Review: Where the Wind Calls Home by Samar Yazbek
Translated by Leri Price
Review by Emma Murray
World Editions, 168 pp., $19, paperback
A young soldier lays, dying from his wounds, stirring in a haze of delirium after a bomb has killed all his comrades. Known only as Ali, the young soldier drifts in and out of consciousness, next to a tree, bleeding out, not yet twenty years old—his short life playing like hallucinatory movie, fractured and gauzy, coloring and clouding his mind, rewinding his past, revealing how he came to the frontlines of the Syrian Civil War.
Where the Wind Calls Home, Syrian author Samar Yazbek’s latest novel to be translated into English, transports us into Ali’s final hours, producing a lyrical fever dream of death—prompting inevitable questions about the morality of war, of life, of violence. Rather than a heavy diatribe about brutality, however, the novel uses its narrator’s hallucinatory state to wend around the realities of life during war, outlining in haunting clarity the way violence affects both bodies and minds. This fragmentary effect of Yazbek is hypnotically poetic, and Leri Price’s translation replicates its mesmerizing, melodious cadence:
So. He was alone. And this tree, which he knew by heart, just as he had memorized the topography of the trees in his village, seemed like the twin of his tree next to the maqam. Light broke in his heart—he considered the resemblance to be a good omen! The tree would protect him, he knew—just as they had protected the maqams and everyone who sought refuge there.
Anchored in spirit by this tree, as Ali lays dying, he fixates on the natural world around him, not only grounding himself as his memories surreally soar around his consciousness, but also grounding readers, inviting them into the scene through rich microscopic detail, holding them tightly through each surge of existential and abstract thought.

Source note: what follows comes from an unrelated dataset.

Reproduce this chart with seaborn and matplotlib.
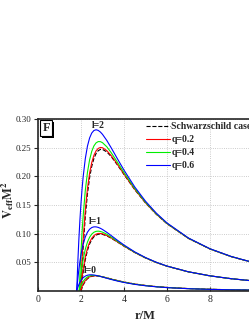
import matplotlib
matplotlib.use("Agg")
import matplotlib.pyplot as plt
import matplotlib.patheffects as pe
from matplotlib.lines import Line2D
import seaborn as sns

# radial grids (r/M) for each case
r_schw = [2.0, 2.05, 2.1, 2.2, 2.3, 2.4, 2.5, 2.6, 2.7, 2.8, 2.9, 3.0, 3.2, 3.4, 3.7,
          4.0, 4.5, 5, 5.5, 6, 7, 8, 9, 10, 11]
r_q02 = [1.98] + r_schw
r_q04 = [1.917, 1.95] + r_schw
r_q06 = [1.8, 1.85, 1.9, 1.95] + r_schw

# Schwarzschild case
v_schw_l0 = [0, 0.00566, 0.01028, 0.01707, 0.02144, 0.02411, 0.0256, 0.02626, 0.02635, 0.02603,
             0.02545, 0.02469, 0.02289, 0.02095, 0.01814, 0.01563, 0.01219, 0.0096, 0.00765,
             0.00617, 0.00417, 0.00293, 0.00213, 0.0016, 0.00123]
v_schw_l1 = [0, 0.01727, 0.03188, 0.05464, 0.07075, 0.08198, 0.0896, 0.09454, 0.09747, 0.09891,
             0.09925, 0.09876, 0.09613, 0.09219, 0.08527, 0.07813, 0.06706, 0.0576, 0.04973,
             0.04321, 0.03333, 0.02636, 0.02134, 0.0176, 0.01474]
v_schw_l2 = [0, 0.04048, 0.07507, 0.12977, 0.16938, 0.19772, 0.2176, 0.23109, 0.23972, 0.24469,
             0.24686, 0.24691, 0.24262, 0.23467, 0.21952, 0.20313, 0.17679, 0.1536, 0.13388,
             0.11729, 0.09164, 0.07324, 0.05976, 0.0496, 0.04178]

# q = 0.2
v_q02_l0 = [0, 0.00245, 0.00772, 0.01201, 0.01829, 0.02229, 0.0247, 0.026, 0.02652, 0.0265,
            0.02611, 0.02548, 0.02468, 0.02284, 0.02088, 0.01806, 0.01555, 0.01212, 0.00955,
            0.00761, 0.00614, 0.00415, 0.00291, 0.00212, 0.00159, 0.00123]
v_q02_l1 = [0, 0.00745, 0.02386, 0.03772, 0.05927, 0.07446, 0.08498, 0.09204, 0.09655, 0.09914,
            0.1003, 0.10042, 0.09974, 0.09685, 0.09271, 0.08561, 0.07836, 0.06718, 0.05768,
            0.04977, 0.04325, 0.03335, 0.02637, 0.02135, 0.0176, 0.01475]
v_q02_l2 = [0, 0.01745, 0.05613, 0.08914, 0.14122, 0.1788, 0.20554, 0.22414, 0.2366, 0.2444,
            0.24867, 0.2503, 0.24987, 0.24486, 0.23639, 0.22072, 0.20398, 0.17731, 0.15393,
            0.1341, 0.11744, 0.09172, 0.07328, 0.05979, 0.04962, 0.04179]

# q = 0.4
v_q04_l0 = [0, 0.00407, 0.0092, 0.01337, 0.01674, 0.02159, 0.02457, 0.02626, 0.02703, 0.02717,
            0.02688, 0.02629, 0.02552, 0.02462, 0.02265, 0.02064, 0.0178, 0.0153, 0.01192,
            0.00939, 0.00749, 0.00605, 0.0041, 0.00287, 0.0021, 0.00158, 0.00121]
v_q04_l1 = [0, 0.01272, 0.0292, 0.04309, 0.05479, 0.07282, 0.08532, 0.09378, 0.09922, 0.10245,
            0.10403, 0.10438, 0.10385, 0.10264, 0.09895, 0.09427, 0.08663, 0.07905, 0.06757,
            0.05791, 0.04991, 0.04333, 0.03339, 0.02639, 0.02136, 0.01761, 0.01475]
v_q04_l2 = [0, 0.03001, 0.0692, 0.10254, 0.13089, 0.17527, 0.20682, 0.22881, 0.2436, 0.25301,
            0.25833, 0.26057, 0.26051, 0.25869, 0.25154, 0.24154, 0.2243, 0.20655, 0.17886,
            0.15493, 0.13477, 0.1179, 0.09196, 0.07342, 0.05988, 0.04968, 0.04183]

# q = 0.6
v_q06_l0 = [0, 0.00613, 0.01113, 0.01518, 0.01845, 0.02106, 0.02313, 0.02596, 0.02752, 0.02818,
            0.02823, 0.02785, 0.02718, 0.02633, 0.02536, 0.02433, 0.02222, 0.02015, 0.01731,
            0.01486, 0.01157, 0.00912, 0.00729, 0.00589, 0.004, 0.00282, 0.00206, 0.00155, 0.00119]
v_q06_l1 = [0, 0.02021, 0.03722, 0.05149, 0.06345, 0.07343, 0.08175, 0.09427, 0.10256, 0.10776,
            0.11066, 0.11188, 0.11185, 0.11093, 0.10935, 0.1073, 0.10233, 0.09677, 0.08828,
            0.08017, 0.06819, 0.05828, 0.05015, 0.04349, 0.03346, 0.02643, 0.02138, 0.01762, 0.01476]
v_q06_l2 = [0, 0.04838, 0.0894, 0.1241, 0.15345, 0.17818, 0.19898, 0.23087, 0.25264, 0.2669,
            0.27552, 0.27994, 0.2812, 0.28012, 0.27732, 0.27322, 0.26255, 0.25003, 0.23022,
            0.2108, 0.18144, 0.15658, 0.13588, 0.11868, 0.09236, 0.07366, 0.06002, 0.04977, 0.04189]

labels = ["Schwarzschild case", "q=0.2", "q=0.4", "q=0.6"]
colors = ["black", "#ff0000", "#00ee00", "#0000ff"]
styles = ["--", "-", "-", "-"]
r_sets = [r_schw, r_q02, r_q04, r_q06]
v_sets = [[v_schw_l0, v_schw_l1, v_schw_l2],
          [v_q02_l0, v_q02_l1, v_q02_l2],
          [v_q04_l0, v_q04_l1, v_q04_l2],
          [v_q06_l0, v_q06_l1, v_q06_l2]]

x_ticks = [0, 2, 4, 6, 8]
y_ticks = [0.05, 0.10, 0.15, 0.20, 0.25, 0.30]
y_tick_labels = ["0.05", "0.10", "0.15", "0.20", "0.25", "0.30"]

sns.set_style("ticks")
plt.rcParams["font.family"] = ["Liberation Serif", "DejaVu Serif"]
plt.rcParams["mathtext.fontset"] = "stix"

fig = plt.figure(figsize=(2.49, 3.23), dpi=100)
ax = fig.add_axes([0.1526, 0.0991, 0.8635, 0.5325])

for rr, vv, c, ls in zip(r_sets, v_sets, colors, styles):
    for v in vv:
        sns.lineplot(x=rr, y=v, color=c, linestyle=ls, linewidth=0.8,
                     sort=False, estimator=None, ax=ax)

ax.set_xlim(0, 10)
ax.set_ylim(0, 0.30)
ax.set_xticks(x_ticks)
ax.set_xticklabels([str(t) for t in x_ticks])
ax.set_yticks(y_ticks)
ax.set_yticklabels(y_tick_labels)
ax.grid(True, linestyle=":", color="#bbbbbb", linewidth=0.6)
ax.tick_params(axis="x", direction="in", length=3, labelsize=7, pad=3)
ax.tick_params(axis="y", direction="out", length=3, labelsize=6.5, pad=2)
for s in ax.spines.values():
    s.set_linewidth(1.2)

ax.set_xlabel("r/M", fontsize=9, fontweight="bold", labelpad=4)
ax.set_ylabel(r"$\mathbf{V}_{\mathbf{eff}}\mathbf{M}^{\mathbf{2}}$", fontsize=9)
ax.yaxis.set_label_coords(-0.1, 0.53)

handles = [Line2D([], [], color=c, linestyle=ls, linewidth=0.8)
           for c, ls in zip(colors, styles)]
ax.legend(handles, labels, loc="upper left", bbox_to_anchor=(0.485, 1.005),
          frameon=False, handlelength=2.4, handletextpad=0.2, labelspacing=0.42,
          borderaxespad=0, prop={"family": "Liberation Serif", "weight": "bold", "size": 7})

ax.text(2.8, 0.289, "l=2", fontsize=7, fontweight="bold", ha="center", va="center")
ax.text(2.65, 0.121, "l=1", fontsize=7, fontweight="bold", ha="center", va="center")
ax.text(2.42, 0.036, "l=0", fontsize=7, fontweight="bold", ha="center", va="center")

t = ax.text(0.38, 0.284, "F", fontsize=9, fontweight="bold", ha="center", va="center",
            bbox=dict(boxstyle="square,pad=0.15", fc="white", ec="black", lw=0.8))
t.get_bbox_patch().set_path_effects([pe.SimplePatchShadow(offset=(1.2, -1.2),
                                                          shadow_rgbFace="black", alpha=1),
                                     pe.Normal()])

fig.savefig("out.png", dpi=100)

He glimpsed the delicate roots of the grass branching out through the layers of soil, their roots, white, fine, and dense, destroyed by shovels. And he smelled dawn coming off the root tips, and he saw some pink worms tumbling over the edges of the coffin, and he recalled how yielding they were when he used to toy with them between his fingers. Where did that happen? When was it he collected some worms, lined them upon a large rock, and set them off on a race? He couldn’t remember. But seeing the dancing worms accompany him as he fell, he was comforted—and then his vision dissolved. This was the burial ground next to the maqam and its giant tree. Was he still here? Where? What was “here”?
Unfolding over fifteen dense yet quick chapters, Where the Wind Calls Home paints the nuance of pain as it coexists with beauty. “The novel demands perseverance from the reader as the poetry of Ali’s story requires cherishing, reflection, and praise,” Noshin Bokth writes in The New Arab. “Although the carnage of war is precisely felt, the beauty of nature and life also erupt despite it.”
Chosen as a 2024 Asymptote Book Club selection and a finalist for the National Book Award for Translated Literature, Asymptote editor Alex Tan reflects on the novel’s ability to probe and traverse, with great astuteness, the underlying causes of nation’s a civil war. “[Ali’s] disfigurement, with each twist of pain, narrates the plight of a country being killed ‘from within,’” Tan writes. “Though war operates as the novel’s inevitable fulcrum, Where the Wind Calls Home carefully evokes the density of an interior life that exists prior to, and beyond, the machinations of sectarian violence.”
In translation, inevitability is duly heightened—in this case, Price brings through linguistic art a piece of abstraction into book form, bound pages relating the dreams and sorrows of a person (a history, a community) across the globe.
-
Emma Athena Murray is a writer, editor, and translator of Spanish literary works. After seven years as a journalist reporting at the intersection of geography, public policy, and social justice, she pivoted into and MFA in Literary Translation and the truth-telling spheres of world literature. With a double-BA in Philosophy and English from Brown University, she continues to interrogate the world through written words. Her research interests include both contemporary and 16th-17th century female voices from Latin America; how feminine rage manifests in literature; the alchemic powers of translation; and autotheory as literary craft.